- _Given exercise_:
Your task is to retype the lines between the line with "Write the matplotlib code for this chart." and the line with "ax.set_ylabel('HUF/kg', fontsize=14, labelpad=25)", inclusive. Copy no pictures and no other lines.

- _Records for the task_:
══════

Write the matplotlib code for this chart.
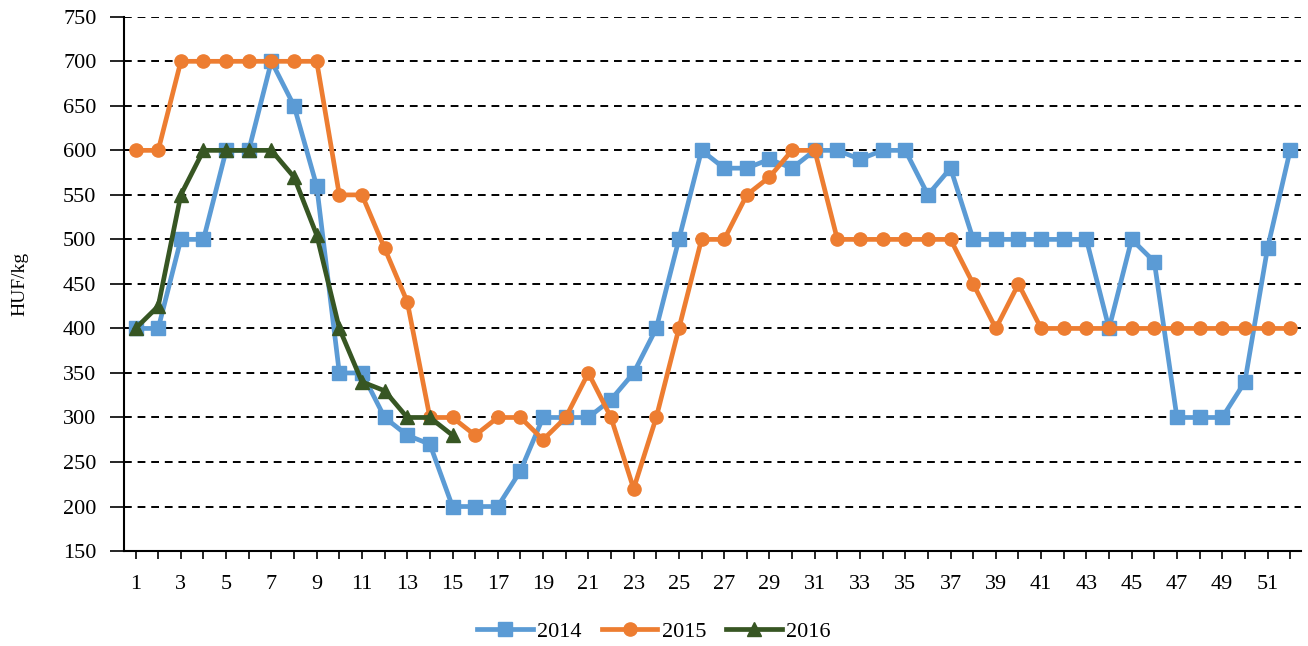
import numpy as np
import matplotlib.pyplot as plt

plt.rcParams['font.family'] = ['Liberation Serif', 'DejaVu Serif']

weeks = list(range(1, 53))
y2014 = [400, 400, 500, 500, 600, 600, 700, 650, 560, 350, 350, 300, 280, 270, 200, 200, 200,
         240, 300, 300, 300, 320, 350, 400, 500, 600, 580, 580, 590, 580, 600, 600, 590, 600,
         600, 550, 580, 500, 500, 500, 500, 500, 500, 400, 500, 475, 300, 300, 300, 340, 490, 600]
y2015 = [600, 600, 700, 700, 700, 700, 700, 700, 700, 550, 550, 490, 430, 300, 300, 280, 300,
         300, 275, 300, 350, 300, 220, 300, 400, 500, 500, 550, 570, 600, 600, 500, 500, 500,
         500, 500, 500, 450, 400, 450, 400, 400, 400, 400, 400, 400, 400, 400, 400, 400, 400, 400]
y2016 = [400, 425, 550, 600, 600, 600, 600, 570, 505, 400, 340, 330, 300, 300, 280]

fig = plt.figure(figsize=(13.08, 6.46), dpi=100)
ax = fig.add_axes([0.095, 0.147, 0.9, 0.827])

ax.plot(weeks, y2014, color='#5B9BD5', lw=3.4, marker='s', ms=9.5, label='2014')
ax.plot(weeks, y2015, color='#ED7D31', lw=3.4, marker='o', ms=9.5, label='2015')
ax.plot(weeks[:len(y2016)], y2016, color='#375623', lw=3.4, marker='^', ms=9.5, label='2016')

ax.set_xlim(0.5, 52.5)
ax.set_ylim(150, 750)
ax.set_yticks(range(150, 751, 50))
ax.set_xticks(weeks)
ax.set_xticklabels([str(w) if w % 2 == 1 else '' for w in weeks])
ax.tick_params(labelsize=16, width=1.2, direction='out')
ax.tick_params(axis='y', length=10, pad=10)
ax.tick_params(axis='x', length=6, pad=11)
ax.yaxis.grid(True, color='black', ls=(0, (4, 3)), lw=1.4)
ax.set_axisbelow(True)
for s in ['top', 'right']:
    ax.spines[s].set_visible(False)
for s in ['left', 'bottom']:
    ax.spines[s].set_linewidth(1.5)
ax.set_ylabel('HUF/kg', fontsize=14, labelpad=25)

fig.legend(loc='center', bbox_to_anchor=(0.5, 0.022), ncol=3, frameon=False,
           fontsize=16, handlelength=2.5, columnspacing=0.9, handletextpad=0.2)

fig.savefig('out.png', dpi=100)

══════

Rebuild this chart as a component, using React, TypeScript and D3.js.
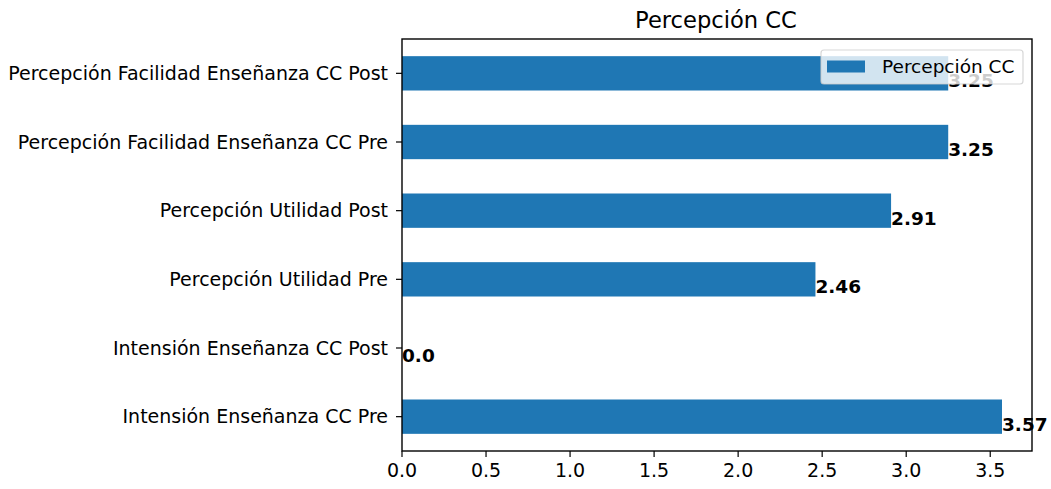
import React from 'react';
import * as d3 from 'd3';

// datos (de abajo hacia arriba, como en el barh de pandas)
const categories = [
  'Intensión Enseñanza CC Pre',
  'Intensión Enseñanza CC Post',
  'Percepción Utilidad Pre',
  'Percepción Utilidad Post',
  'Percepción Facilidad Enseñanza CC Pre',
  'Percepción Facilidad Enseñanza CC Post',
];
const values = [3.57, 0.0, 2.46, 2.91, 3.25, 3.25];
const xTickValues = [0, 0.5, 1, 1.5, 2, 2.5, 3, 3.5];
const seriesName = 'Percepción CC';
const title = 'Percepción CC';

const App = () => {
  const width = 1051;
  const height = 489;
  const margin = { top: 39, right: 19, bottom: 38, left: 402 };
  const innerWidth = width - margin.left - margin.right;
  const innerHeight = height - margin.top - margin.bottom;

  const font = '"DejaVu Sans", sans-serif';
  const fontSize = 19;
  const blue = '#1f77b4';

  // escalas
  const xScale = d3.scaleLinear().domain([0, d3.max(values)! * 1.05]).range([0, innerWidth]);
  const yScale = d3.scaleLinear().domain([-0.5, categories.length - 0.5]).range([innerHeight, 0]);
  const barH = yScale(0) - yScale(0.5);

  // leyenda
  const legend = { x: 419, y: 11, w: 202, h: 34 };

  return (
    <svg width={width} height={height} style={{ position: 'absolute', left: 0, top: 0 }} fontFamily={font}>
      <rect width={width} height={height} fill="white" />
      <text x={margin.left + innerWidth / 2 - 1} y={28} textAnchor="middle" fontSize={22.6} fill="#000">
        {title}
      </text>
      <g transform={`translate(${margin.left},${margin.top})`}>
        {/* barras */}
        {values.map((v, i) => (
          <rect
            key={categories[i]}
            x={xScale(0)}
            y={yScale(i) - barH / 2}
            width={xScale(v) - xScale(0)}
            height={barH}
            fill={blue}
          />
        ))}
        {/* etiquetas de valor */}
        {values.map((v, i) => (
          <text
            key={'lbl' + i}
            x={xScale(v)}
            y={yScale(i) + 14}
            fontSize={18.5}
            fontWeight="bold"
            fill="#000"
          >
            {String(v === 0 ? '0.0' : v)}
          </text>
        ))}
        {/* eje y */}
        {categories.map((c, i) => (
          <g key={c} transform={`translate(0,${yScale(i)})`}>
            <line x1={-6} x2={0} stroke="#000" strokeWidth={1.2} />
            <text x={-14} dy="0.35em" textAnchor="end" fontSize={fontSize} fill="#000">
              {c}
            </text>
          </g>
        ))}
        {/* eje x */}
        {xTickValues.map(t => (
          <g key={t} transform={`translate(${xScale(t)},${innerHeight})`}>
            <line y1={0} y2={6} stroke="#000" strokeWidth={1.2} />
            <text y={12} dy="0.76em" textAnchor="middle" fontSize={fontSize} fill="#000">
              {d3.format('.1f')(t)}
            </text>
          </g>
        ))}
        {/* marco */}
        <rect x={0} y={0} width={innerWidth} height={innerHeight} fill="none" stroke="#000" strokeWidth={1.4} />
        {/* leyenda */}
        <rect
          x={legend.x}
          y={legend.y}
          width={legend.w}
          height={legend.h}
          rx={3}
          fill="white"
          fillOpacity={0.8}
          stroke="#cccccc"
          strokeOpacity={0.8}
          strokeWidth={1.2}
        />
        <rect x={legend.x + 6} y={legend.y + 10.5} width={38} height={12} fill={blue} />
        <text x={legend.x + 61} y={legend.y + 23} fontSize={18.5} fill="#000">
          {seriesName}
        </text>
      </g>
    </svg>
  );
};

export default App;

══════

- _Solution for this exercise_:
Write the matplotlib code for this chart.
import numpy as np
import matplotlib.pyplot as plt

plt.rcParams['font.family'] = ['Liberation Serif', 'DejaVu Serif']

weeks = list(range(1, 53))
y2014 = [400, 400, 500, 500, 600, 600, 700, 650, 560, 350, 350, 300, 280, 270, 200, 200, 200,
         240, 300, 300, 300, 320, 350, 400, 500, 600, 580, 580, 590, 580, 600, 600, 590, 600,
         600, 550, 580, 500, 500, 500, 500, 500, 500, 400, 500, 475, 300, 300, 300, 340, 490, 600]
y2015 = [600, 600, 700, 700, 700, 700, 700, 700, 700, 550, 550, 490, 430, 300, 300, 280, 300,
         300, 275, 300, 350, 300, 220, 300, 400, 500, 500, 550, 570, 600, 600, 500, 500, 500,
         500, 500, 500, 450, 400, 450, 400, 400, 400, 400, 400, 400, 400, 400, 400, 400, 400, 400]
y2016 = [400, 425, 550, 600, 600, 600, 600, 570, 505, 400, 340, 330, 300, 300, 280]

fig = plt.figure(figsize=(13.08, 6.46), dpi=100)
ax = fig.add_axes([0.095, 0.147, 0.9, 0.827])

ax.plot(weeks, y2014, color='#5B9BD5', lw=3.4, marker='s', ms=9.5, label='2014')
ax.plot(weeks, y2015, color='#ED7D31', lw=3.4, marker='o', ms=9.5, label='2015')
ax.plot(weeks[:len(y2016)], y2016, color='#375623', lw=3.4, marker='^', ms=9.5, label='2016')

ax.set_xlim(0.5, 52.5)
ax.set_ylim(150, 750)
ax.set_yticks(range(150, 751, 50))
ax.set_xticks(weeks)
ax.set_xticklabels([str(w) if w % 2 == 1 else '' for w in weeks])
ax.tick_params(labelsize=16, width=1.2, direction='out')
ax.tick_params(axis='y', length=10, pad=10)
ax.tick_params(axis='x', length=6, pad=11)
ax.yaxis.grid(True, color='black', ls=(0, (4, 3)), lw=1.4)
ax.set_axisbelow(True)
for s in ['top', 'right']:
    ax.spines[s].set_visible(False)
for s in ['left', 'bottom']:
    ax.spines[s].set_linewidth(1.5)
ax.set_ylabel('HUF/kg', fontsize=14, labelpad=25)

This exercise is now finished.